REQUIRED TASK: Exact reproduction of the data is required, with images excluded.

COLLECTED DATA:

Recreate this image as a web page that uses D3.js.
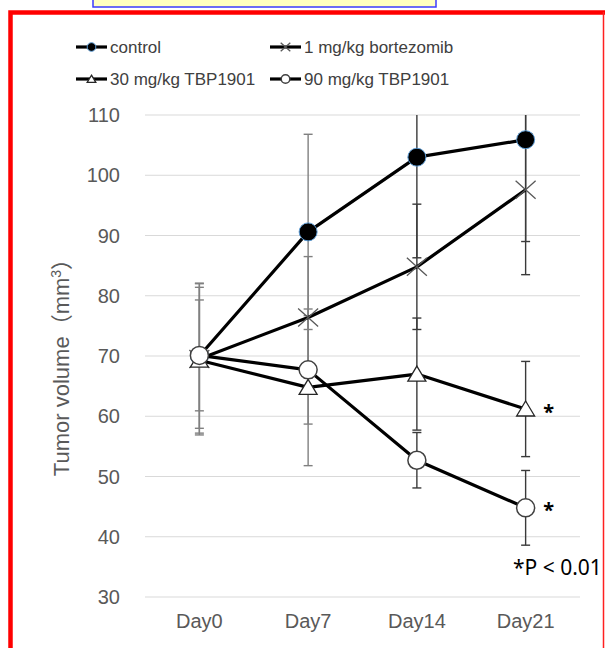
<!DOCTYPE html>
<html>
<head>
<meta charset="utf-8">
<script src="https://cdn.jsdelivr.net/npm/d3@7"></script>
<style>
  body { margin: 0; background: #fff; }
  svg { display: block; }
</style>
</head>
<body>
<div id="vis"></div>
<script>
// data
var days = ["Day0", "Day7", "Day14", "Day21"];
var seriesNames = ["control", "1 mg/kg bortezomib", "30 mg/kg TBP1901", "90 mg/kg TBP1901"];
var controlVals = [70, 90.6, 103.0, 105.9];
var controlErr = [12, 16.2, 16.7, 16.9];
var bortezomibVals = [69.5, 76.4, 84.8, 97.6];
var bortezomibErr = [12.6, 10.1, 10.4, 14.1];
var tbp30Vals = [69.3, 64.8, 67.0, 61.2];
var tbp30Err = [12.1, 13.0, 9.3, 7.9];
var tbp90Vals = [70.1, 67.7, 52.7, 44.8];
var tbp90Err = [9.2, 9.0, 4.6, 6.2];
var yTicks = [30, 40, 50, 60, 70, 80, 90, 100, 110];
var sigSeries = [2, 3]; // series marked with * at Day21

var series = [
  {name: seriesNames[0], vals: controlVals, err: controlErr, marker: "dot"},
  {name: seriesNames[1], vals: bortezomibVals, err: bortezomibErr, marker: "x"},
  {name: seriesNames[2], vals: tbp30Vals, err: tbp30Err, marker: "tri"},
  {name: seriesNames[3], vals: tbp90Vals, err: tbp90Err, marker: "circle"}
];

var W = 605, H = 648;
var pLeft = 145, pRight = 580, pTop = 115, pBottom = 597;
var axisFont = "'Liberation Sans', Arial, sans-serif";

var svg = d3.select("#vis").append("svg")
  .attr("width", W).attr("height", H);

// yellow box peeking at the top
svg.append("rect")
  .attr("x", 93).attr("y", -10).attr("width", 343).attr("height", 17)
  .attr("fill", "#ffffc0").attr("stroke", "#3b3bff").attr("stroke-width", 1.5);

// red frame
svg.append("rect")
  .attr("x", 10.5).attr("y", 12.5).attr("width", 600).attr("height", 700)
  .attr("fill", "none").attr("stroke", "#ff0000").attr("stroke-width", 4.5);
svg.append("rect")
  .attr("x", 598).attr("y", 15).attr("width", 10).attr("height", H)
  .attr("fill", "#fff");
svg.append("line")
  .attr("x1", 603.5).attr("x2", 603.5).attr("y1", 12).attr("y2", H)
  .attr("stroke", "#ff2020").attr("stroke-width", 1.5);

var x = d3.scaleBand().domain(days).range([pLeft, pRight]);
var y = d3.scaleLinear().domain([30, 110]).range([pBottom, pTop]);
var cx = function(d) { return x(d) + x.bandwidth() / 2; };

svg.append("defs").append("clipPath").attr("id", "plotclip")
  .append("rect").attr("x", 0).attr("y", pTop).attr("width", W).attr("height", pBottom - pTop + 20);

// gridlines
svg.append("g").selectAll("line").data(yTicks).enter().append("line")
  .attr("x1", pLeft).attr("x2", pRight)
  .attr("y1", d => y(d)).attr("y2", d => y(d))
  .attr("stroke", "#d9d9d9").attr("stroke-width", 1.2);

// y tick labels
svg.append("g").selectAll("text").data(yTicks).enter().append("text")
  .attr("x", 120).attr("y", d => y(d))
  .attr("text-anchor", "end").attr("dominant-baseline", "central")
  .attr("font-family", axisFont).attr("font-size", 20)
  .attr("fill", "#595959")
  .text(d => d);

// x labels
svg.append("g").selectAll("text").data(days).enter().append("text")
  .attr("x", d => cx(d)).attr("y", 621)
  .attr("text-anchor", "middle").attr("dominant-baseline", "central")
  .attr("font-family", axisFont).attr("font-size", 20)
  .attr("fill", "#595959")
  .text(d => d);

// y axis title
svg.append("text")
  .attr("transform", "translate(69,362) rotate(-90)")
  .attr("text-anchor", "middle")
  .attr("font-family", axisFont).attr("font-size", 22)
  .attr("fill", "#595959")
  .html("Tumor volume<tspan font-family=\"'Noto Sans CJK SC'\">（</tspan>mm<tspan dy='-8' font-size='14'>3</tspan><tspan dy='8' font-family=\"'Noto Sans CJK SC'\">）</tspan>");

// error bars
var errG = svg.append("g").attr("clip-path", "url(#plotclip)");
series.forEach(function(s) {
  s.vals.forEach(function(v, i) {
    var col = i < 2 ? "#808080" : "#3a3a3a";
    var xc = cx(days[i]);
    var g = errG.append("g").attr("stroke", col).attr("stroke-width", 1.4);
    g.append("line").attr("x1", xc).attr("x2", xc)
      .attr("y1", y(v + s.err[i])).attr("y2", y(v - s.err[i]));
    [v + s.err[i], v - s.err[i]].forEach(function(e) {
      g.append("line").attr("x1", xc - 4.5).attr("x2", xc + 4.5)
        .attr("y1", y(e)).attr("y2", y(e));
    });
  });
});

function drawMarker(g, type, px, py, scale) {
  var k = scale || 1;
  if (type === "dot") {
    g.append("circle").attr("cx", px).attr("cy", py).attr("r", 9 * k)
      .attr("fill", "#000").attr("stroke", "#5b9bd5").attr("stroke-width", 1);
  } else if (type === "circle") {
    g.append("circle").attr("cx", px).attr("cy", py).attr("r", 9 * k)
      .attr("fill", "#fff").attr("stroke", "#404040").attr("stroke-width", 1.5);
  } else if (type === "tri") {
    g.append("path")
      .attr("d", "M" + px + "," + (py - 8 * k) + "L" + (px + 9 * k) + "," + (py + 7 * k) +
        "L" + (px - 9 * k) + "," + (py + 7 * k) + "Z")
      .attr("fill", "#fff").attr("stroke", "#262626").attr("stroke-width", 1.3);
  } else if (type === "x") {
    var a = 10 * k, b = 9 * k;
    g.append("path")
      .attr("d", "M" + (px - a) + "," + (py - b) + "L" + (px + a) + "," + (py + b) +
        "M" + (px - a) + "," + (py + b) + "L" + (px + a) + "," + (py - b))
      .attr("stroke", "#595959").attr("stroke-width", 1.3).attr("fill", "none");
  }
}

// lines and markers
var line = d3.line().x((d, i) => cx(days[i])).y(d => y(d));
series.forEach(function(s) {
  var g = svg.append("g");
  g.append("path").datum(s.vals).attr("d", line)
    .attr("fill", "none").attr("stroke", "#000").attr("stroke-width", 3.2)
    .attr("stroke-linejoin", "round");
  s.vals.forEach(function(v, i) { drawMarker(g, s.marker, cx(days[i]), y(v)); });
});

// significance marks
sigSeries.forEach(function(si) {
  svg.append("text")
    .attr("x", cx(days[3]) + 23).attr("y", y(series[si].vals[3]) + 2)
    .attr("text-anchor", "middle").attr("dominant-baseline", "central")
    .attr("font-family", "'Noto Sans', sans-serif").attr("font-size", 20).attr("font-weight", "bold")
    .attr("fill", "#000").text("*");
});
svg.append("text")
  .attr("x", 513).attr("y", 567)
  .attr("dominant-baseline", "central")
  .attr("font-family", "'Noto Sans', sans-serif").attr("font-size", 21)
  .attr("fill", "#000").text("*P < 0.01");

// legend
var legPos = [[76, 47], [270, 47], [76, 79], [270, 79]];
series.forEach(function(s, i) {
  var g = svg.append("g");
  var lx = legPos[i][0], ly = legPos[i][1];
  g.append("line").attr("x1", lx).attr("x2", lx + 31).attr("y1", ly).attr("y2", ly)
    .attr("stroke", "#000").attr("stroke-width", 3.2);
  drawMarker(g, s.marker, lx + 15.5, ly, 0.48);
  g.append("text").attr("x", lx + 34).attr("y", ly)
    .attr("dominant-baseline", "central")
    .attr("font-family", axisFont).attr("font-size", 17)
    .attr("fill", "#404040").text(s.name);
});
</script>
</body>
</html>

EXERCISE SOLUTION:
Recreate this image as a web page that uses D3.js.
<!DOCTYPE html>
<html>
<head>
<meta charset="utf-8">
<script src="https://cdn.jsdelivr.net/npm/d3@7"></script>
<style>
  body { margin: 0; background: #fff; }
  svg { display: block; }
</style>
</head>
<body>
<div id="vis"></div>
<script>
// data
var days = ["Day0", "Day7", "Day14", "Day21"];
var seriesNames = ["control", "1 mg/kg bortezomib", "30 mg/kg TBP1901", "90 mg/kg TBP1901"];
var controlVals = [70, 90.6, 103.0, 105.9];
var controlErr = [12, 16.2, 16.7, 16.9];
var bortezomibVals = [69.5, 76.4, 84.8, 97.6];
var bortezomibErr = [12.6, 10.1, 10.4, 14.1];
var tbp30Vals = [69.3, 64.8, 67.0, 61.2];
var tbp30Err = [12.1, 13.0, 9.3, 7.9];
var tbp90Vals = [70.1, 67.7, 52.7, 44.8];
var tbp90Err = [9.2, 9.0, 4.6, 6.2];
var yTicks = [30, 40, 50, 60, 70, 80, 90, 100, 110];
var sigSeries = [2, 3]; // series marked with * at Day21

var series = [
  {name: seriesNames[0], vals: controlVals, err: controlErr, marker: "dot"},
  {name: seriesNames[1], vals: bortezomibVals, err: bortezomibErr, marker: "x"},
  {name: seriesNames[2], vals: tbp30Vals, err: tbp30Err, marker: "tri"},
  {name: seriesNames[3], vals: tbp90Vals, err: tbp90Err, marker: "circle"}
];

var W = 605, H = 648;
var pLeft = 145, pRight = 580, pTop = 115, pBottom = 597;
var axisFont = "'Liberation Sans', Arial, sans-serif";

var svg = d3.select("#vis").append("svg")
  .attr("width", W).attr("height", H);

// yellow box peeking at the top
svg.append("rect")
  .attr("x", 93).attr("y", -10).attr("width", 343).attr("height", 17)
  .attr("fill", "#ffffc0").attr("stroke", "#3b3bff").attr("stroke-width", 1.5);

// red frame
svg.append("rect")
  .attr("x", 10.5).attr("y", 12.5).attr("width", 600).attr("height", 700)
  .attr("fill", "none").attr("stroke", "#ff0000").attr("stroke-width", 4.5);
svg.append("rect")
  .attr("x", 598).attr("y", 15).attr("width", 10).attr("height", H)
  .attr("fill", "#fff");
svg.append("line")
  .attr("x1", 603.5).attr("x2", 603.5).attr("y1", 12).attr("y2", H)
  .attr("stroke", "#ff2020").attr("stroke-width", 1.5);

var x = d3.scaleBand().domain(days).range([pLeft, pRight]);
var y = d3.scaleLinear().domain([30, 110]).range([pBottom, pTop]);
var cx = function(d) { return x(d) + x.bandwidth() / 2; };

svg.append("defs").append("clipPath").attr("id", "plotclip")
  .append("rect").attr("x", 0).attr("y", pTop).attr("width", W).attr("height", pBottom - pTop + 20);

// gridlines
svg.append("g").selectAll("line").data(yTicks).enter().append("line")
  .attr("x1", pLeft).attr("x2", pRight)
  .attr("y1", d => y(d)).attr("y2", d => y(d))
  .attr("stroke", "#d9d9d9").attr("stroke-width", 1.2);

// y tick labels
svg.append("g").selectAll("text").data(yTicks).enter().append("text")
  .attr("x", 120).attr("y", d => y(d))
  .attr("text-anchor", "end").attr("dominant-baseline", "central")
  .attr("font-family", axisFont).attr("font-size", 20)
  .attr("fill", "#595959")
  .text(d => d);

// x labels
svg.append("g").selectAll("text").data(days).enter().append("text")
  .attr("x", d => cx(d)).attr("y", 621)
  .attr("text-anchor", "middle").attr("dominant-baseline", "central")
  .attr("font-family", axisFont).attr("font-size", 20)
  .attr("fill", "#595959")
  .text(d => d);

// y axis title
svg.append("text")
  .attr("transform", "translate(69,362) rotate(-90)")
  .attr("text-anchor", "middle")
  .attr("font-family", axisFont).attr("font-size", 22)
  .attr("fill", "#595959")
  .html("Tumor volume<tspan font-family=\"'Noto Sans CJK SC'\">（</tspan>mm<tspan dy='-8' font-size='14'>3</tspan><tspan dy='8' font-family=\"'Noto Sans CJK SC'\">）</tspan>");

// error bars
var errG = svg.append("g").attr("clip-path", "url(#plotclip)");
series.forEach(function(s) {
  s.vals.forEach(function(v, i) {
    var col = i < 2 ? "#808080" : "#3a3a3a";
    var xc = cx(days[i]);
    var g = errG.append("g").attr("stroke", col).attr("stroke-width", 1.4);
    g.append("line").attr("x1", xc).attr("x2", xc)
      .attr("y1", y(v + s.err[i])).attr("y2", y(v - s.err[i]));
    [v + s.err[i], v - s.err[i]].forEach(function(e) {
      g.append("line").attr("x1", xc - 4.5).attr("x2", xc + 4.5)
        .attr("y1", y(e)).attr("y2", y(e));
    });
  });
});

function drawMarker(g, type, px, py, scale) {
  var k = scale || 1;
  if (type === "dot") {
    g.append("circle").attr("cx", px).attr("cy", py).attr("r", 9 * k)
      .attr("fill", "#000").attr("stroke", "#5b9bd5").attr("stroke-width", 1);
  } else if (type === "circle") {
    g.append("circle").attr("cx", px).attr("cy", py).attr("r", 9 * k)
      .attr("fill", "#fff").attr("stroke", "#404040").attr("stroke-width", 1.5);
  } else if (type === "tri") {
    g.append("path")
      .attr("d", "M" + px + "," + (py - 8 * k) + "L" + (px + 9 * k) + "," + (py + 7 * k) +
        "L" + (px - 9 * k) + "," + (py + 7 * k) + "Z")
      .attr("fill", "#fff").attr("stroke", "#262626").attr("stroke-width", 1.3);
  } else if (type === "x") {
    var a = 10 * k, b = 9 * k;
    g.append("path")
      .attr("d", "M" + (px - a) + "," + (py - b) + "L" + (px + a) + "," + (py + b) +
        "M" + (px - a) + "," + (py + b) + "L" + (px + a) + "," + (py - b))
      .attr("stroke", "#595959").attr("stroke-width", 1.3).attr("fill", "none");
  }
}

// lines and markers
var line = d3.line().x((d, i) => cx(days[i])).y(d => y(d));
series.forEach(function(s) {
  var g = svg.append("g");
  g.append("path").datum(s.vals).attr("d", line)
    .attr("fill", "none").attr("stroke", "#000").attr("stroke-width", 3.2)
    .attr("stroke-linejoin", "round");
  s.vals.forEach(function(v, i) { drawMarker(g, s.marker, cx(days[i]), y(v)); });
});

// significance marks
sigSeries.forEach(function(si) {
  svg.append("text")
    .attr("x", cx(days[3]) + 23).attr("y", y(series[si].vals[3]) + 2)
    .attr("text-anchor", "middle").attr("dominant-baseline", "central")
    .attr("font-family", "'Noto Sans', sans-serif").attr("font-size", 20).attr("font-weight", "bold")
    .attr("fill", "#000").text("*");
});
svg.append("text")
  .attr("x", 513).attr("y", 567)
  .attr("dominant-baseline", "central")
  .attr("font-family", "'Noto Sans', sans-serif").attr("font-size", 21)
  .attr("fill", "#000").text("*P < 0.01");

// legend
var legPos = [[76, 47], [270, 47], [76, 79], [270, 79]];
series.forEach(function(s, i) {
  var g = svg.append("g");
  var lx = legPos[i][0], ly = legPos[i][1];
  g.append("line").attr("x1", lx).attr("x2", lx + 31).attr("y1", ly).attr("y2", ly)
    .attr("stroke", "#000").attr("stroke-width", 3.2);
  drawMarker(g, s.marker, lx + 15.5, ly, 0.48);
  g.append("text").attr("x", lx + 34).attr("y", ly)
    .attr("dominant-baseline", "central")
    .attr("font-family", axisFont).attr("font-size", 17)
    .attr("fill", "#404040").text(s.name);
});
</script>
</body>
</html>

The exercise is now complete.